## START Listed entries

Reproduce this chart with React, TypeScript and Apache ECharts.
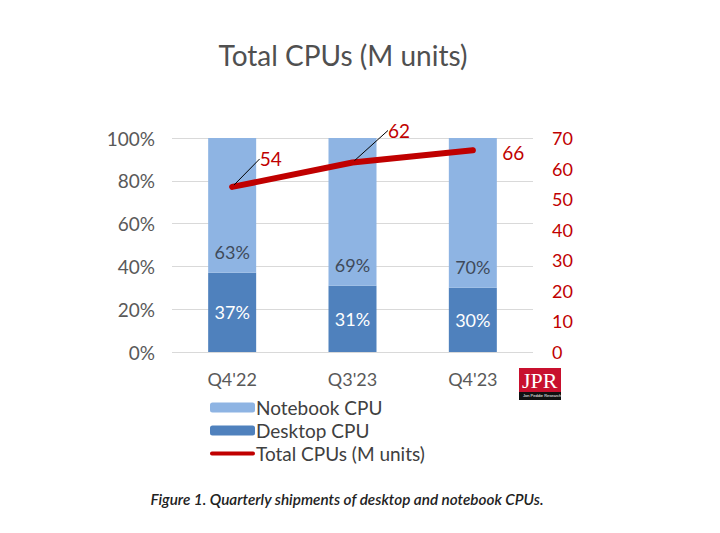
import React, { useEffect, useRef } from "react";
import * as echarts from "echarts";

const categories = ["Q4'22", "Q3'23", "Q4'23"];
const notebookShare = [63, 69, 70];
const desktopShare = [37, 31, 30];
const totalUnits = [54, 62, 66];

const FONT = "Lato";

export default function App() {
  const ref = useRef<HTMLDivElement>(null);
  useEffect(() => {
    if (!ref.current) return;
    const chart = echarts.init(ref.current, null, { renderer: "svg" });
    const labelShift = [
      { dx: 20, dy: -28 },
      { dx: 28, dy: -32 },
      { dx: 22, dy: 2 },
    ];
    const lineData = totalUnits.map((v, i) =>
      i === totalUnits.length - 1 ? { value: v, labelLine: { show: false } } : { value: v }
    );
    chart.setOption({
      animation: false,
      backgroundColor: "#ffffff",
      title: {
        text: "Total CPUs (M units)",
        left: 338,
        textAlign: "center",
        top: 36,
        textStyle: { fontFamily: FONT, fontSize: 28, fontWeight: "normal", color: "#505050" },
      },
      grid: { left: 172, right: 187, top: 138, bottom: 181 },
      legend: {
        orient: "vertical",
        left: 205,
        top: 393,
        itemWidth: 45,
        itemHeight: 10,
        itemGap: 4,
        textStyle: { fontFamily: FONT, fontSize: 19, color: "#404040", padding: [0, 0, 0, -4] },
        data: [
          { name: "Notebook CPU" },
          { name: "Desktop CPU" },
          { name: "Total CPUs (M units)", icon: "path://M2,0 L88,0 A4,4 0 0 1 88,8 L2,8 A4,4 0 0 1 2,0 Z" },
        ],
      },
      xAxis: {
        type: "category",
        data: categories,
        axisLine: { show: false },
        axisTick: { show: false },
        axisLabel: { fontFamily: FONT, fontSize: 18, color: "#595959", margin: 18 },
      },
      yAxis: [
        {
          type: "value",
          min: 0,
          max: 100,
          interval: 20,
          axisLabel: { formatter: "{value}%", fontFamily: FONT, fontSize: 19, color: "#595959", margin: 17 },
          splitLine: { lineStyle: { color: "#d9d9d9", width: 1 } },
          axisLine: { show: false },
          axisTick: { show: false },
        },
        {
          type: "value",
          min: 0,
          max: 70,
          interval: 10,
          position: "right",
          axisLabel: { fontFamily: FONT, fontSize: 18, color: "#c00000", margin: 19 },
          splitLine: { show: false },
          axisLine: { show: false },
          axisTick: { show: false },
        },
      ],
      series: [
        {
          name: "Desktop CPU",
          type: "bar",
          stack: "share",
          barWidth: 48,
          data: desktopShare,
          itemStyle: { color: "#4f81bd" },
          label: {
            show: true,
            position: "inside",
            formatter: "{c}%",
            fontFamily: FONT,
            fontSize: 18,
            color: "#ffffff",
          },
        },
        {
          name: "Notebook CPU",
          type: "bar",
          stack: "share",
          barWidth: 48,
          data: notebookShare,
          itemStyle: { color: "#8eb4e3" },
          label: {
            show: true,
            position: "insideBottom",
            distance: 12,
            formatter: "{c}%",
            fontFamily: FONT,
            fontSize: 18,
            color: "#3f4a5a",
          },
        },
        {
          name: "Total CPUs (M units)",
          type: "line",
          yAxisIndex: 1,
          data: lineData,
          symbol: "circle",
          symbolSize: 5,
          itemStyle: { color: "#c00000" },
          lineStyle: { color: "#c00000", width: 6, cap: "round" },
          label: {
            show: true,
            position: "right",
            fontFamily: FONT,
            fontSize: 19,
            color: "#c00000",
          },
          labelLine: { show: true, lineStyle: { color: "#000000", width: 1 } },
          labelLayout: (p: any) => labelShift[p.dataIndex],
          z: 5,
        },
      ],
      graphic: [
        { type: "rect", left: 519, top: 368, shape: { width: 42, height: 25 }, style: { fill: "#c8102e" } },
        { type: "rect", left: 519, top: 392, shape: { width: 42, height: 8 }, style: { fill: "#111111" } },
        {
          type: "text",
          left: 522,
          top: 369,
          style: { text: "JPR", fill: "#ffffff", font: "22px 'Liberation Serif'" },
        },
        {
          type: "text",
          left: 523,
          top: 393,
          style: { text: "Jon Peddie Research", fill: "#ffffff", font: "4px 'Liberation Sans'" },
        },
        {
          type: "text",
          x: 347,
          y: 499,
          style: {
            text: "Figure 1. Quarterly shipments of desktop and notebook CPUs.",
            fill: "#222222",
            font: "italic 600 15.3px Lato",
            align: "center",
            verticalAlign: "middle",
          },
        },
      ],
    });
    return () => chart.dispose();
  }, []);
  return <div ref={ref} style={{ width: 720, height: 533, margin: -8 }} />;
}
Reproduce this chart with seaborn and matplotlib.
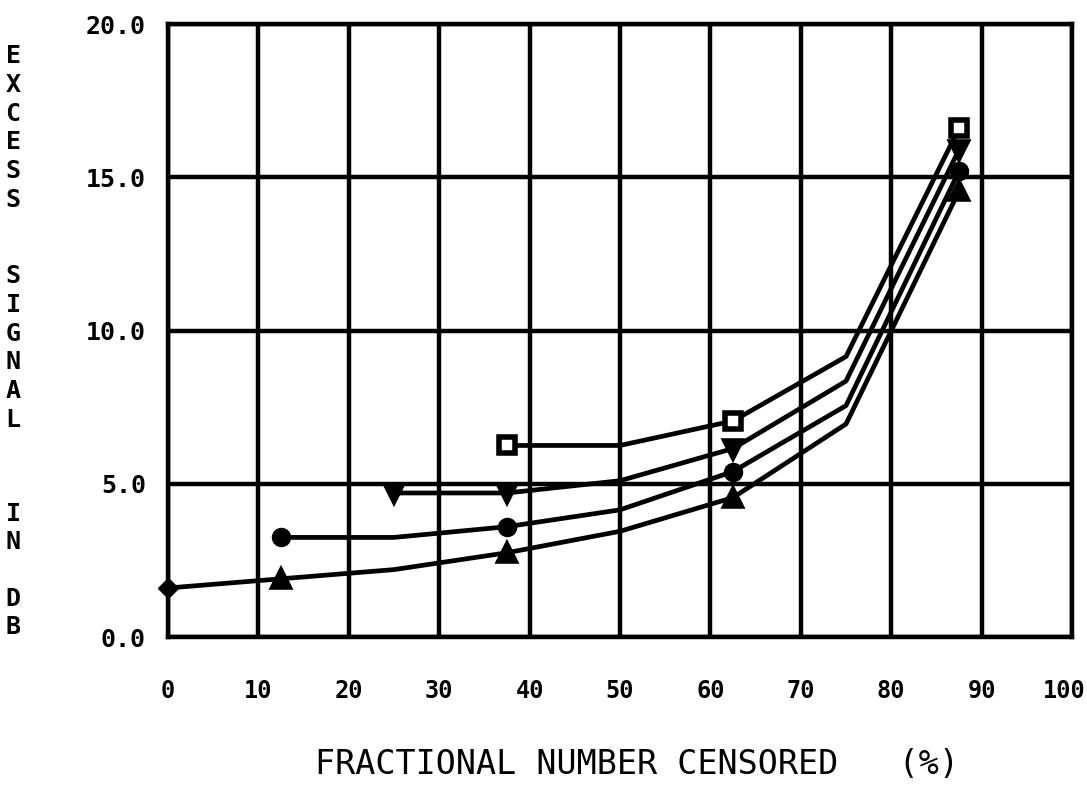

## END Listed entries

> [Goal of the exercise]:
Reproduce the data verbatim. Do not carry any picture into the copy.

> [Final result]:
Reproduce this chart with React, TypeScript and Apache ECharts.
import React, { useEffect, useRef } from "react";
import * as echarts from "echarts";

const categories = ["Q4'22", "Q3'23", "Q4'23"];
const notebookShare = [63, 69, 70];
const desktopShare = [37, 31, 30];
const totalUnits = [54, 62, 66];

const FONT = "Lato";

export default function App() {
  const ref = useRef<HTMLDivElement>(null);
  useEffect(() => {
    if (!ref.current) return;
    const chart = echarts.init(ref.current, null, { renderer: "svg" });
    const labelShift = [
      { dx: 20, dy: -28 },
      { dx: 28, dy: -32 },
      { dx: 22, dy: 2 },
    ];
    const lineData = totalUnits.map((v, i) =>
      i === totalUnits.length - 1 ? { value: v, labelLine: { show: false } } : { value: v }
    );
    chart.setOption({
      animation: false,
      backgroundColor: "#ffffff",
      title: {
        text: "Total CPUs (M units)",
        left: 338,
        textAlign: "center",
        top: 36,
        textStyle: { fontFamily: FONT, fontSize: 28, fontWeight: "normal", color: "#505050" },
      },
      grid: { left: 172, right: 187, top: 138, bottom: 181 },
      legend: {
        orient: "vertical",
        left: 205,
        top: 393,
        itemWidth: 45,
        itemHeight: 10,
        itemGap: 4,
        textStyle: { fontFamily: FONT, fontSize: 19, color: "#404040", padding: [0, 0, 0, -4] },
        data: [
          { name: "Notebook CPU" },
          { name: "Desktop CPU" },
          { name: "Total CPUs (M units)", icon: "path://M2,0 L88,0 A4,4 0 0 1 88,8 L2,8 A4,4 0 0 1 2,0 Z" },
        ],
      },
      xAxis: {
        type: "category",
        data: categories,
        axisLine: { show: false },
        axisTick: { show: false },
        axisLabel: { fontFamily: FONT, fontSize: 18, color: "#595959", margin: 18 },
      },
      yAxis: [
        {
          type: "value",
          min: 0,
          max: 100,
          interval: 20,
          axisLabel: { formatter: "{value}%", fontFamily: FONT, fontSize: 19, color: "#595959", margin: 17 },
          splitLine: { lineStyle: { color: "#d9d9d9", width: 1 } },
          axisLine: { show: false },
          axisTick: { show: false },
        },
        {
          type: "value",
          min: 0,
          max: 70,
          interval: 10,
          position: "right",
          axisLabel: { fontFamily: FONT, fontSize: 18, color: "#c00000", margin: 19 },
          splitLine: { show: false },
          axisLine: { show: false },
          axisTick: { show: false },
        },
      ],
      series: [
        {
          name: "Desktop CPU",
          type: "bar",
          stack: "share",
          barWidth: 48,
          data: desktopShare,
          itemStyle: { color: "#4f81bd" },
          label: {
            show: true,
            position: "inside",
            formatter: "{c}%",
            fontFamily: FONT,
            fontSize: 18,
            color: "#ffffff",
          },
        },
        {
          name: "Notebook CPU",
          type: "bar",
          stack: "share",
          barWidth: 48,
          data: notebookShare,
          itemStyle: { color: "#8eb4e3" },
          label: {
            show: true,
            position: "insideBottom",
            distance: 12,
            formatter: "{c}%",
            fontFamily: FONT,
            fontSize: 18,
            color: "#3f4a5a",
          },
        },
        {
          name: "Total CPUs (M units)",
          type: "line",
          yAxisIndex: 1,
          data: lineData,
          symbol: "circle",
          symbolSize: 5,
          itemStyle: { color: "#c00000" },
          lineStyle: { color: "#c00000", width: 6, cap: "round" },
          label: {
            show: true,
            position: "right",
            fontFamily: FONT,
            fontSize: 19,
            color: "#c00000",
          },
          labelLine: { show: true, lineStyle: { color: "#000000", width: 1 } },
          labelLayout: (p: any) => labelShift[p.dataIndex],
          z: 5,
        },
      ],
      graphic: [
        { type: "rect", left: 519, top: 368, shape: { width: 42, height: 25 }, style: { fill: "#c8102e" } },
        { type: "rect", left: 519, top: 392, shape: { width: 42, height: 8 }, style: { fill: "#111111" } },
        {
          type: "text",
          left: 522,
          top: 369,
          style: { text: "JPR", fill: "#ffffff", font: "22px 'Liberation Serif'" },
        },
        {
          type: "text",
          left: 523,
          top: 393,
          style: { text: "Jon Peddie Research", fill: "#ffffff", font: "4px 'Liberation Sans'" },
        },
        {
          type: "text",
          x: 347,
          y: 499,
          style: {
            text: "Figure 1. Quarterly shipments of desktop and notebook CPUs.",
            fill: "#222222",
            font: "italic 600 15.3px Lato",
            align: "center",
            verticalAlign: "middle",
          },
        },
      ],
    });
    return () => chart.dispose();
  }, []);
  return <div ref={ref} style={{ width: 720, height: 533, margin: -8 }} />;
}
Reproduce this chart with seaborn and matplotlib.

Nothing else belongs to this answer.